— Start —

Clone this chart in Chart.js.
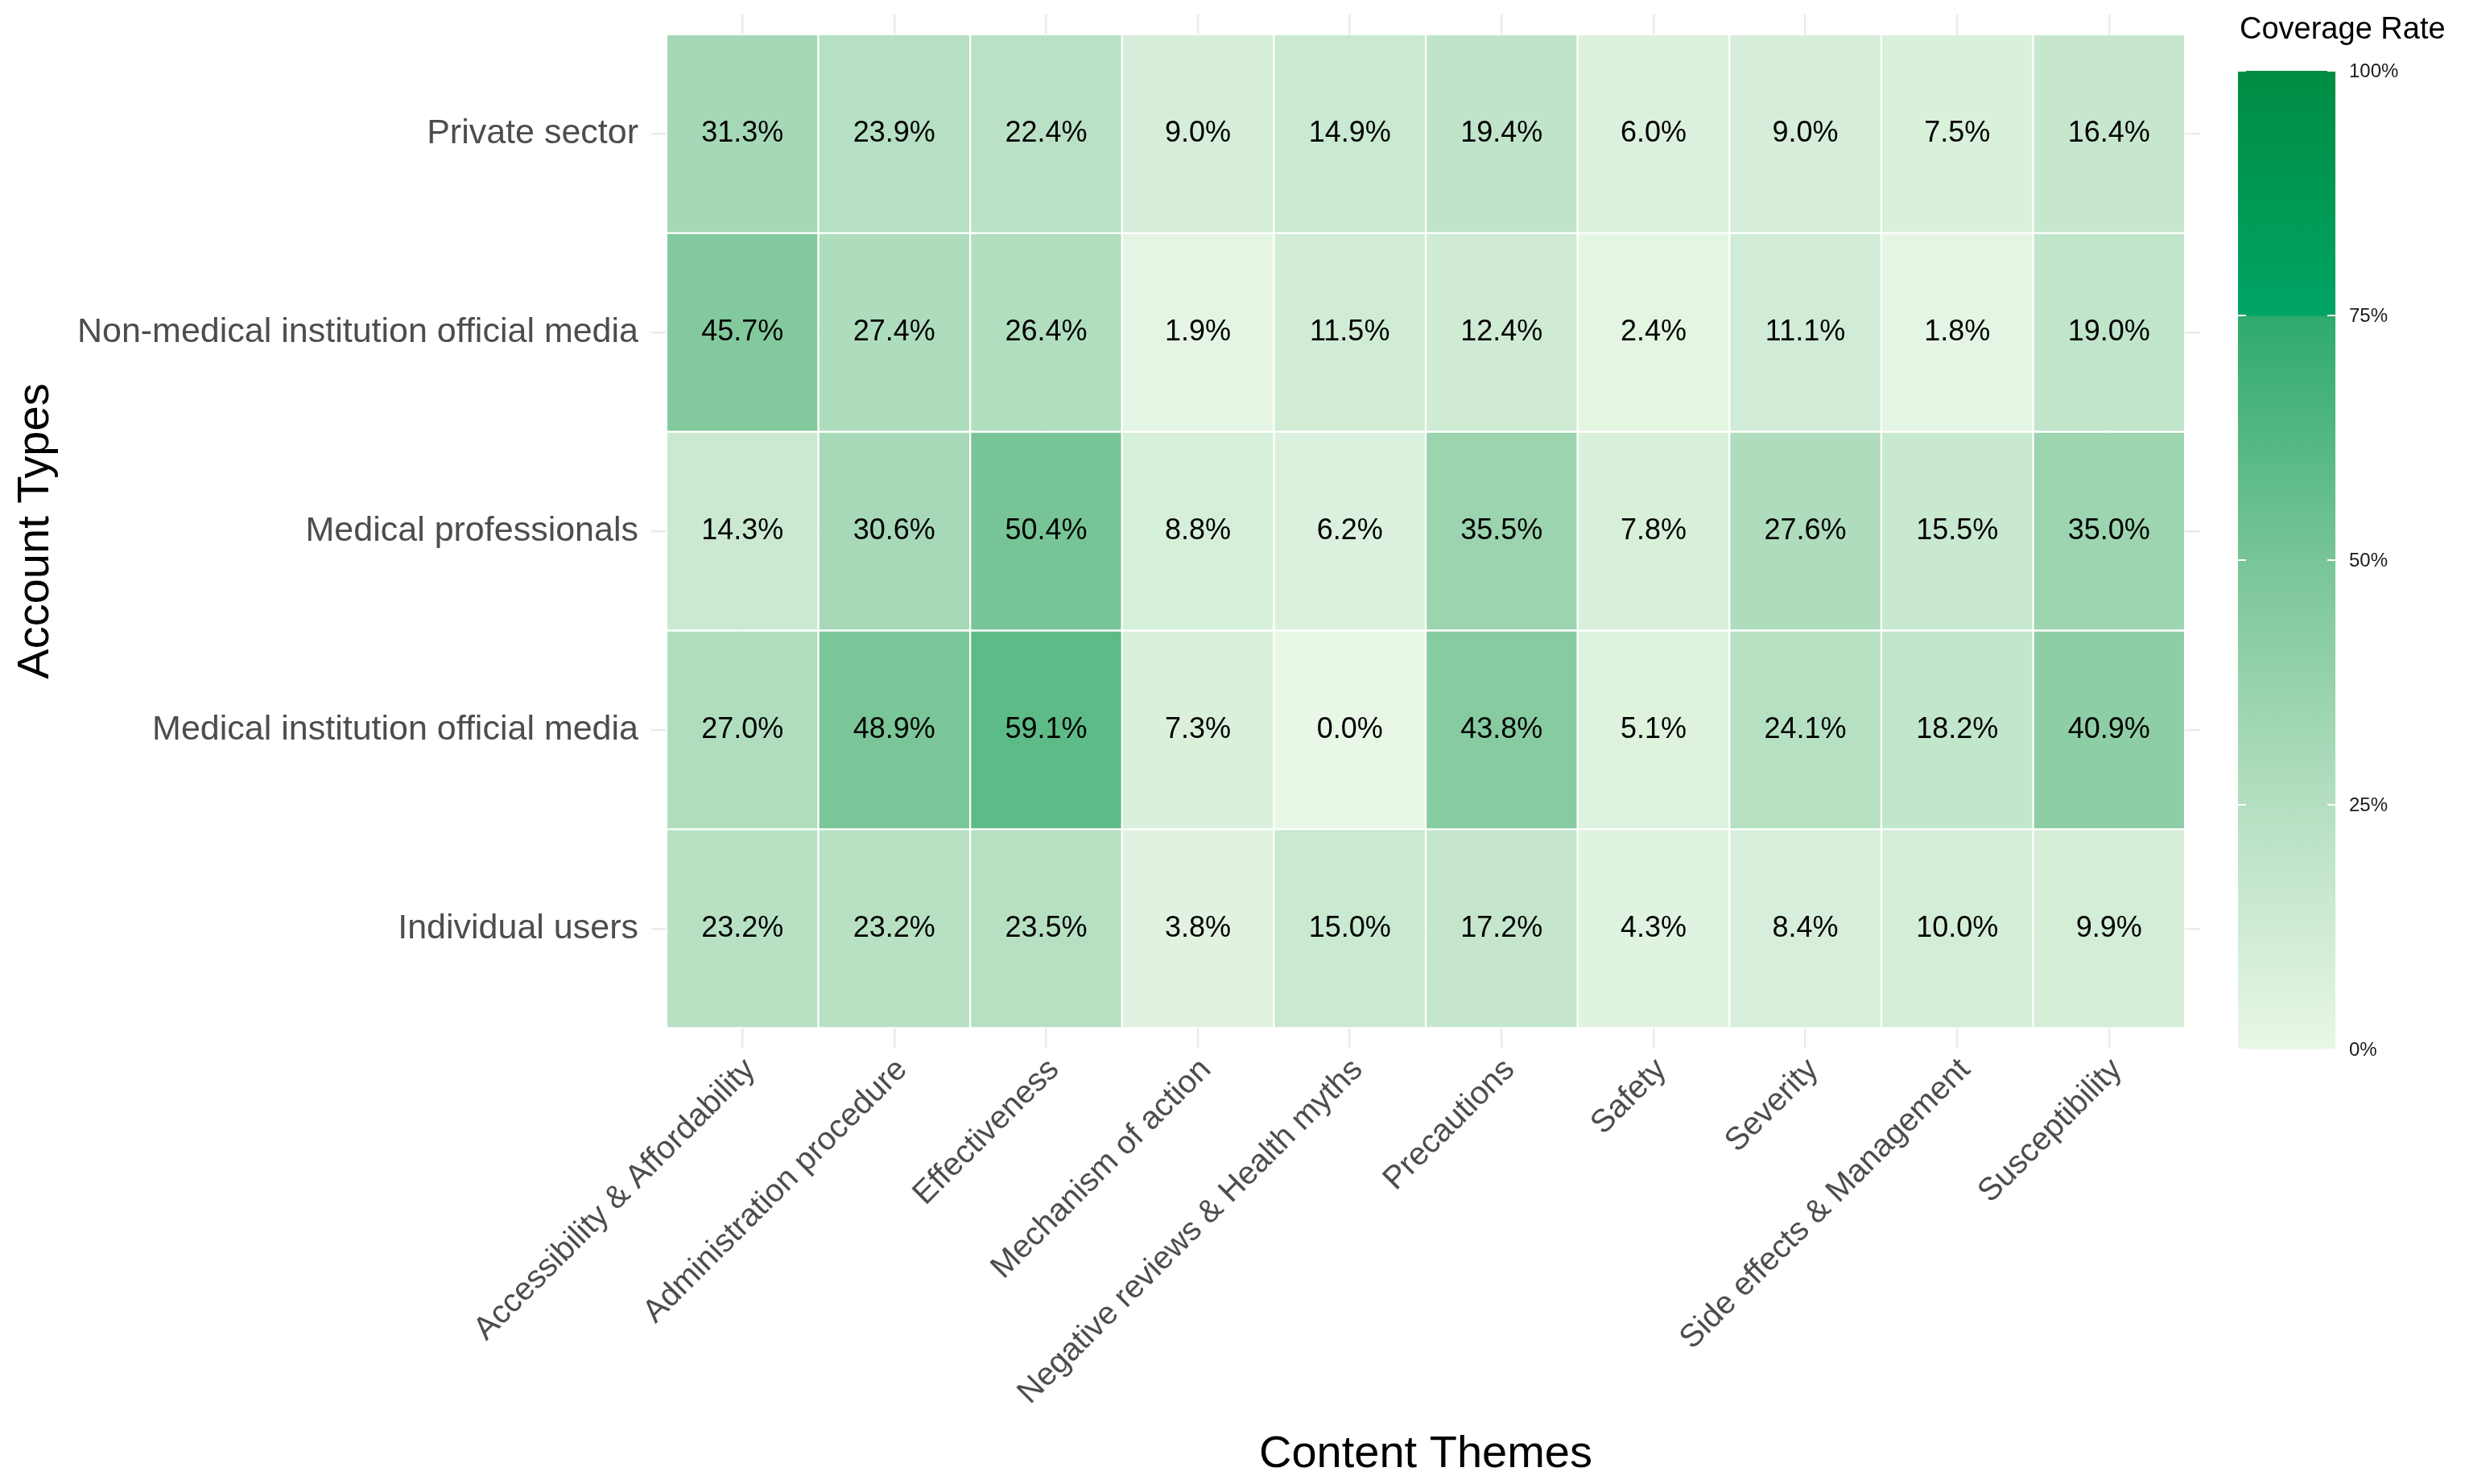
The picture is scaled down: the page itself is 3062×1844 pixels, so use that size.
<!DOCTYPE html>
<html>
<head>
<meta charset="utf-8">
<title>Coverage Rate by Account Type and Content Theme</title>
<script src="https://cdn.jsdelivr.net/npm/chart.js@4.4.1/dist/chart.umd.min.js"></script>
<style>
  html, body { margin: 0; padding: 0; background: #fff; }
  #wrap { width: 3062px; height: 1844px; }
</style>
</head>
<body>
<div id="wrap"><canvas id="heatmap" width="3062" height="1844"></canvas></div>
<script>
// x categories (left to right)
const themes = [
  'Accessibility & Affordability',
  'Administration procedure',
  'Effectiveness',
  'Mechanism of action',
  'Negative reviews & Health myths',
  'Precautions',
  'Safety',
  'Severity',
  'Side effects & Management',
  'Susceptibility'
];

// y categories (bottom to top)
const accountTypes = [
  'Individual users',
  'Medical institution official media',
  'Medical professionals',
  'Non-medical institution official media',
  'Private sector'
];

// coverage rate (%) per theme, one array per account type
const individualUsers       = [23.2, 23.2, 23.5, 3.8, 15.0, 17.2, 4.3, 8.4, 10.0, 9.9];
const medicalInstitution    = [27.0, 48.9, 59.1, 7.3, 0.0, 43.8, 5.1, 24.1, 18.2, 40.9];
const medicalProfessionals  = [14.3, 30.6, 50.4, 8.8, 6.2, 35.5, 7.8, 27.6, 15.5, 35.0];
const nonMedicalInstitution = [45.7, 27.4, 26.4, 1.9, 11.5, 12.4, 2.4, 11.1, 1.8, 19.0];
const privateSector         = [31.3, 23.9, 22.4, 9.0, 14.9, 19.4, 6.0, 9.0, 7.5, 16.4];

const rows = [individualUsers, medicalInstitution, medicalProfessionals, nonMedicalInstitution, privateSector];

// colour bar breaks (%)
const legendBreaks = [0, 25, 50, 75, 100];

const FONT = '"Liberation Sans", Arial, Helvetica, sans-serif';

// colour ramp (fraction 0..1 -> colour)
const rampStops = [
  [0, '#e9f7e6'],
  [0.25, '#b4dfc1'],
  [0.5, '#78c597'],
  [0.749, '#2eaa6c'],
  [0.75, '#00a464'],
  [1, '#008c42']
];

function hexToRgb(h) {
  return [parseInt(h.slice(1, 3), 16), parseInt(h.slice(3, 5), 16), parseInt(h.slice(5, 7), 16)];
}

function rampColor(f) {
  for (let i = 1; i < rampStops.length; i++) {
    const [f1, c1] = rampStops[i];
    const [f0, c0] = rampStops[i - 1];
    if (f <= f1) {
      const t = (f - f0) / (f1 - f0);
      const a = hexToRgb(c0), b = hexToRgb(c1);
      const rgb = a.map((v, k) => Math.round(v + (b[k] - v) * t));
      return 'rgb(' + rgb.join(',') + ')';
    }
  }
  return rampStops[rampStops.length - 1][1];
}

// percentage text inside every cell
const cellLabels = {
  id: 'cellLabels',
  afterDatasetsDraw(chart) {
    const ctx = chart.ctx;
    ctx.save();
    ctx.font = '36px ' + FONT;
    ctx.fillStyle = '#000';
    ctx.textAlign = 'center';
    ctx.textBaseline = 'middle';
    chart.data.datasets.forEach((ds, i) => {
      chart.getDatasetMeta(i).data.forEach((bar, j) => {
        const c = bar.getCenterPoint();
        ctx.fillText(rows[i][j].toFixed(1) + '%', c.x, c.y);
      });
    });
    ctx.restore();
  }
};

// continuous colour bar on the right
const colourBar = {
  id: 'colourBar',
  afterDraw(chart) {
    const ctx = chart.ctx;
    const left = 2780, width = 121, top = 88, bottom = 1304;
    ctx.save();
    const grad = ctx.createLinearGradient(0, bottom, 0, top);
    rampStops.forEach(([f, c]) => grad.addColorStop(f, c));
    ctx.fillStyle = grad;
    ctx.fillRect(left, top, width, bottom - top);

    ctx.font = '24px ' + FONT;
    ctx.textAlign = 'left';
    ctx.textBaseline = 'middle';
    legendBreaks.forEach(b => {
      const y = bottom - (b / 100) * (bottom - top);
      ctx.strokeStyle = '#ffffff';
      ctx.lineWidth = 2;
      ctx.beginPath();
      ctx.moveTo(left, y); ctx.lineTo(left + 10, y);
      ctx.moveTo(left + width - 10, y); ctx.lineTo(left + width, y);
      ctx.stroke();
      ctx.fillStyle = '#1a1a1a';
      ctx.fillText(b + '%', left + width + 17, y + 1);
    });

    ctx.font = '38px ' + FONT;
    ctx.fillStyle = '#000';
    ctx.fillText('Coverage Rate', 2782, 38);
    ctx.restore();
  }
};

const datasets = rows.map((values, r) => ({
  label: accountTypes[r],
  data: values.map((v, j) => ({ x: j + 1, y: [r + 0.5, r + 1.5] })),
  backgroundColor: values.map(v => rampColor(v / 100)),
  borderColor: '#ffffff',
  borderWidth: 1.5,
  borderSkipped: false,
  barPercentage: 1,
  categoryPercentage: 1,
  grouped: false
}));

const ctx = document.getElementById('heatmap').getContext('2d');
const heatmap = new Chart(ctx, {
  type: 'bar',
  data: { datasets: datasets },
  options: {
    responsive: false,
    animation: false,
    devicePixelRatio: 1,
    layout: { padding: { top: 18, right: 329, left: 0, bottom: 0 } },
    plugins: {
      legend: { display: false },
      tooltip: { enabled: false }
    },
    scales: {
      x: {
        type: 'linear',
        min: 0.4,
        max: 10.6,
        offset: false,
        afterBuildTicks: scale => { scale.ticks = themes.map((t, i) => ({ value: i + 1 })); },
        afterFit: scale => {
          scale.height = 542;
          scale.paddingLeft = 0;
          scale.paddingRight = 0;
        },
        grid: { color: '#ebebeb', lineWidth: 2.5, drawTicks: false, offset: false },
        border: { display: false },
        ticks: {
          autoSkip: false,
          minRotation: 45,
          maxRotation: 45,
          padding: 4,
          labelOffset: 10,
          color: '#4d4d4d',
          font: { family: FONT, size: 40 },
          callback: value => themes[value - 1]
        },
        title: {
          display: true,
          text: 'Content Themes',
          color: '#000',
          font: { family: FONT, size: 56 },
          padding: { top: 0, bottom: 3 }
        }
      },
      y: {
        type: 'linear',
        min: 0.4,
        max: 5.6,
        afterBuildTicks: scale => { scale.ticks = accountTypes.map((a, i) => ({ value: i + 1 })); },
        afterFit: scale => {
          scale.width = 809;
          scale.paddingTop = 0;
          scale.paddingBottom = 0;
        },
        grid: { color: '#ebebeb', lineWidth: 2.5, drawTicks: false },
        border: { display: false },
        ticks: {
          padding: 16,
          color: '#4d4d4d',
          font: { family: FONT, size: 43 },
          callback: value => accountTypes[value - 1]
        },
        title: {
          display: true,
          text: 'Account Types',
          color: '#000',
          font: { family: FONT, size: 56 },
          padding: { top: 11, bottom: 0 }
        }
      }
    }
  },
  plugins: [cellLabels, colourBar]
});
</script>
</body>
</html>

— End —

- _PROBLEM DESCRIPTION_:
In the copy, include no pictures; restate the listing above exactly.

- _REPLY_:
Clone this chart in Chart.js.
The picture is scaled down: the page itself is 3062×1844 pixels, so use that size.
<!DOCTYPE html>
<html>
<head>
<meta charset="utf-8">
<title>Coverage Rate by Account Type and Content Theme</title>
<script src="https://cdn.jsdelivr.net/npm/chart.js@4.4.1/dist/chart.umd.min.js"></script>
<style>
  html, body { margin: 0; padding: 0; background: #fff; }
  #wrap { width: 3062px; height: 1844px; }
</style>
</head>
<body>
<div id="wrap"><canvas id="heatmap" width="3062" height="1844"></canvas></div>
<script>
// x categories (left to right)
const themes = [
  'Accessibility & Affordability',
  'Administration procedure',
  'Effectiveness',
  'Mechanism of action',
  'Negative reviews & Health myths',
  'Precautions',
  'Safety',
  'Severity',
  'Side effects & Management',
  'Susceptibility'
];

// y categories (bottom to top)
const accountTypes = [
  'Individual users',
  'Medical institution official media',
  'Medical professionals',
  'Non-medical institution official media',
  'Private sector'
];

// coverage rate (%) per theme, one array per account type
const individualUsers       = [23.2, 23.2, 23.5, 3.8, 15.0, 17.2, 4.3, 8.4, 10.0, 9.9];
const medicalInstitution    = [27.0, 48.9, 59.1, 7.3, 0.0, 43.8, 5.1, 24.1, 18.2, 40.9];
const medicalProfessionals  = [14.3, 30.6, 50.4, 8.8, 6.2, 35.5, 7.8, 27.6, 15.5, 35.0];
const nonMedicalInstitution = [45.7, 27.4, 26.4, 1.9, 11.5, 12.4, 2.4, 11.1, 1.8, 19.0];
const privateSector         = [31.3, 23.9, 22.4, 9.0, 14.9, 19.4, 6.0, 9.0, 7.5, 16.4];

const rows = [individualUsers, medicalInstitution, medicalProfessionals, nonMedicalInstitution, privateSector];

// colour bar breaks (%)
const legendBreaks = [0, 25, 50, 75, 100];

const FONT = '"Liberation Sans", Arial, Helvetica, sans-serif';

// colour ramp (fraction 0..1 -> colour)
const rampStops = [
  [0, '#e9f7e6'],
  [0.25, '#b4dfc1'],
  [0.5, '#78c597'],
  [0.749, '#2eaa6c'],
  [0.75, '#00a464'],
  [1, '#008c42']
];

function hexToRgb(h) {
  return [parseInt(h.slice(1, 3), 16), parseInt(h.slice(3, 5), 16), parseInt(h.slice(5, 7), 16)];
}

function rampColor(f) {
  for (let i = 1; i < rampStops.length; i++) {
    const [f1, c1] = rampStops[i];
    const [f0, c0] = rampStops[i - 1];
    if (f <= f1) {
      const t = (f - f0) / (f1 - f0);
      const a = hexToRgb(c0), b = hexToRgb(c1);
      const rgb = a.map((v, k) => Math.round(v + (b[k] - v) * t));
      return 'rgb(' + rgb.join(',') + ')';
    }
  }
  return rampStops[rampStops.length - 1][1];
}

// percentage text inside every cell
const cellLabels = {
  id: 'cellLabels',
  afterDatasetsDraw(chart) {
    const ctx = chart.ctx;
    ctx.save();
    ctx.font = '36px ' + FONT;
    ctx.fillStyle = '#000';
    ctx.textAlign = 'center';
    ctx.textBaseline = 'middle';
    chart.data.datasets.forEach((ds, i) => {
      chart.getDatasetMeta(i).data.forEach((bar, j) => {
        const c = bar.getCenterPoint();
        ctx.fillText(rows[i][j].toFixed(1) + '%', c.x, c.y);
      });
    });
    ctx.restore();
  }
};

// continuous colour bar on the right
const colourBar = {
  id: 'colourBar',
  afterDraw(chart) {
    const ctx = chart.ctx;
    const left = 2780, width = 121, top = 88, bottom = 1304;
    ctx.save();
    const grad = ctx.createLinearGradient(0, bottom, 0, top);
    rampStops.forEach(([f, c]) => grad.addColorStop(f, c));
    ctx.fillStyle = grad;
    ctx.fillRect(left, top, width, bottom - top);

    ctx.font = '24px ' + FONT;
    ctx.textAlign = 'left';
    ctx.textBaseline = 'middle';
    legendBreaks.forEach(b => {
      const y = bottom - (b / 100) * (bottom - top);
      ctx.strokeStyle = '#ffffff';
      ctx.lineWidth = 2;
      ctx.beginPath();
      ctx.moveTo(left, y); ctx.lineTo(left + 10, y);
      ctx.moveTo(left + width - 10, y); ctx.lineTo(left + width, y);
      ctx.stroke();
      ctx.fillStyle = '#1a1a1a';
      ctx.fillText(b + '%', left + width + 17, y + 1);
    });

    ctx.font = '38px ' + FONT;
    ctx.fillStyle = '#000';
    ctx.fillText('Coverage Rate', 2782, 38);
    ctx.restore();
  }
};

const datasets = rows.map((values, r) => ({
  label: accountTypes[r],
  data: values.map((v, j) => ({ x: j + 1, y: [r + 0.5, r + 1.5] })),
  backgroundColor: values.map(v => rampColor(v / 100)),
  borderColor: '#ffffff',
  borderWidth: 1.5,
  borderSkipped: false,
  barPercentage: 1,
  categoryPercentage: 1,
  grouped: false
}));

const ctx = document.getElementById('heatmap').getContext('2d');
const heatmap = new Chart(ctx, {
  type: 'bar',
  data: { datasets: datasets },
  options: {
    responsive: false,
    animation: false,
    devicePixelRatio: 1,
    layout: { padding: { top: 18, right: 329, left: 0, bottom: 0 } },
    plugins: {
      legend: { display: false },
      tooltip: { enabled: false }
    },
    scales: {
      x: {
        type: 'linear',
        min: 0.4,
        max: 10.6,
        offset: false,
        afterBuildTicks: scale => { scale.ticks = themes.map((t, i) => ({ value: i + 1 })); },
        afterFit: scale => {
          scale.height = 542;
          scale.paddingLeft = 0;
          scale.paddingRight = 0;
        },
        grid: { color: '#ebebeb', lineWidth: 2.5, drawTicks: false, offset: false },
        border: { display: false },
        ticks: {
          autoSkip: false,
          minRotation: 45,
          maxRotation: 45,
          padding: 4,
          labelOffset: 10,
          color: '#4d4d4d',
          font: { family: FONT, size: 40 },
          callback: value => themes[value - 1]
        },
        title: {
          display: true,
          text: 'Content Themes',
          color: '#000',
          font: { family: FONT, size: 56 },
          padding: { top: 0, bottom: 3 }
        }
      },
      y: {
        type: 'linear',
        min: 0.4,
        max: 5.6,
        afterBuildTicks: scale => { scale.ticks = accountTypes.map((a, i) => ({ value: i + 1 })); },
        afterFit: scale => {
          scale.width = 809;
          scale.paddingTop = 0;
          scale.paddingBottom = 0;
        },
        grid: { color: '#ebebeb', lineWidth: 2.5, drawTicks: false },
        border: { display: false },
        ticks: {
          padding: 16,
          color: '#4d4d4d',
          font: { family: FONT, size: 43 },
          callback: value => accountTypes[value - 1]
        },
        title: {
          display: true,
          text: 'Account Types',
          color: '#000',
          font: { family: FONT, size: 56 },
          padding: { top: 11, bottom: 0 }
        }
      }
    }
  },
  plugins: [cellLabels, colourBar]
});
</script>
</body>
</html>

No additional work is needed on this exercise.